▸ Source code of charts
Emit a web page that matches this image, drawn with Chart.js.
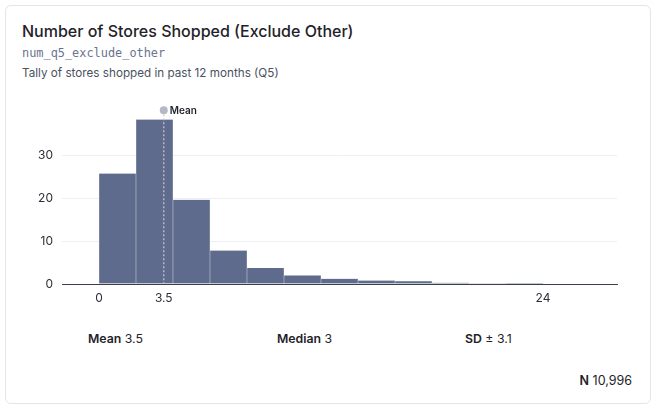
<!DOCTYPE html>
<html>
<head>
<meta charset="utf-8">
<script src="https://cdn.jsdelivr.net/npm/chart.js@4/dist/chart.umd.min.js"></script>
<style>
  html, body { margin: 0; padding: 0; background: #fff; }
  body { width: 658px; height: 411px; position: relative; font-family: Inter, "Noto Sans", sans-serif; color: #1f2329; }
  .card { position: absolute; left: 5px; top: 5px; width: 646px; height: 399px; border: 1px solid #e3e5ea; border-radius: 6px; box-sizing: border-box; }
  .title { position: absolute; left: 22px; top: 21px; font-size: 16px; font-weight: 500; }
  .varname { position: absolute; left: 22px; top: 46px; font-family: "DejaVu Sans Mono", monospace; font-size: 11.9px; color: #6b7390; }
  .sub { position: absolute; left: 22px; top: 66px; font-size: 11.7px; color: #4a5160; }
  .chart { position: absolute; left: 20px; top: 96px; width: 620px; height: 214px; }
  .stat { position: absolute; top: 331px; font-size: 12.3px; color: #1f2329; }
  .stat b { font-weight: 600; }
  .n { position: absolute; top: 373px; right: 26px; font-size: 12.5px; }
  .n b { font-weight: 600; }
</style>
</head>
<body>
<div class="card"></div>
<div class="title">Number of Stores Shopped (Exclude Other)</div>
<div class="varname">num_q5_exclude_other</div>
<div class="sub">Tally of stores shopped in past 12 months (Q5)</div>
<div class="chart"><canvas id="hist"></canvas></div>
<div class="stat" style="left:88px"><b>Mean</b> 3.5</div>
<div class="stat" style="left:277px"><b>Median</b> 3</div>
<div class="stat" style="left:465px"><b>SD</b> ± 3.1</div>
<div class="n"><b>N</b> 10,996</div>
<script>
// histogram bins (width 2), percent of respondents
const binCenters = [1, 3, 5, 7, 9, 11, 13, 15, 17, 19, 21, 23];
const binPercents = [25.7, 38.3, 19.6, 7.8, 3.7, 2.0, 1.2, 0.8, 0.65, 0.3, 0.05, 0.22];
const xTicks = [0, 3.5, 24];
const xTickLabels = ['0', '3.5', '24'];
const yTicks = [0, 10, 20, 30];
const meanValue = 3.5;

const meanLine = {
  id: 'meanLine',
  afterDatasetsDraw(chart) {
    const ctx = chart.ctx;
    const x = chart.scales.x.getPixelForValue(meanValue);
    const top = chart.chartArea.top - 2;
    const bottom = chart.chartArea.bottom;
    ctx.save();
    ctx.strokeStyle = '#c9cdd8';
    ctx.lineWidth = 1.2;
    ctx.setLineDash([2, 2]);
    ctx.beginPath();
    ctx.moveTo(x, top);
    ctx.lineTo(x, bottom);
    ctx.stroke();
    ctx.setLineDash([]);
    ctx.fillStyle = '#b4b9c7';
    ctx.beginPath();
    ctx.arc(x, top, 4, 0, Math.PI * 2);
    ctx.fill();
    ctx.fillStyle = '#1f2329';
    ctx.font = '600 10px Inter, sans-serif';
    ctx.textBaseline = 'middle';
    ctx.fillText('Mean', x + 6, top + 0.5);
    ctx.restore();
  }
};

new Chart(document.getElementById('hist'), {
  type: 'bar',
  data: {
    datasets: [{
      data: binCenters.map((c, i) => ({ x: c, y: binPercents[i] })),
      backgroundColor: '#5f6b8c',
      borderColor: 'rgba(255,255,255,0.35)',
      borderWidth: { left: 0.5, right: 0.5, top: 0, bottom: 0 },
      barPercentage: 1,
      categoryPercentage: 1,
      grouped: false
    }]
  },
  options: {
    responsive: true,
    maintainAspectRatio: false,
    animation: false,
    layout: { padding: { top: 8, right: 23, left: 0, bottom: 0 } },
    plugins: { legend: { display: false }, tooltip: { enabled: false } },
    scales: {
      x: {
        type: 'linear',
        min: -2,
        max: 28,
        offset: false,
        grid: { display: false, drawTicks: false },
        border: { display: true, color: '#3a3f4a', width: 1 },
        afterBuildTicks(axis) { axis.ticks = xTicks.map(v => ({ value: v })); },
        afterFit(axis) { axis.height = 26; },
        ticks: {
          padding: 7,
          maxRotation: 0,
          autoSkip: false,
          color: '#2b2f38',
          font: { family: 'Inter', size: 12 },
          callback: (v) => xTickLabels[xTicks.indexOf(v)] ?? ''
        }
      },
      y: {
        min: 0,
        max: 40,
        afterBuildTicks(axis) { axis.ticks = yTicks.map(v => ({ value: v })); },
        afterFit(axis) { axis.width = 42; },
        grid: {
          color: (c) => c.tick && c.tick.value === 0 ? 'rgba(0,0,0,0)' : '#eeeff2',
          drawTicks: false
        },
        border: { display: false },
        ticks: {
          padding: 9,
          color: '#2b2f38',
          font: { family: 'Inter', size: 12 }
        }
      }
    }
  },
  plugins: [meanLine]
});
</script>
</body>
</html>
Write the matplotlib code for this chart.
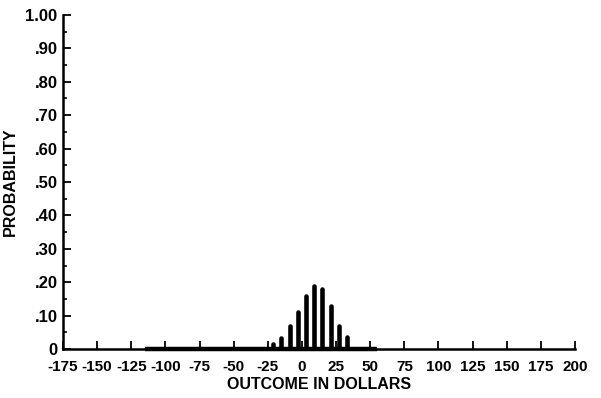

▸ Goal
Scan the material above. Copy each line where "this" occurs.

▸ Completed exercise
Emit a web page that matches this image, drawn with Chart.js.
Write the matplotlib code for this chart.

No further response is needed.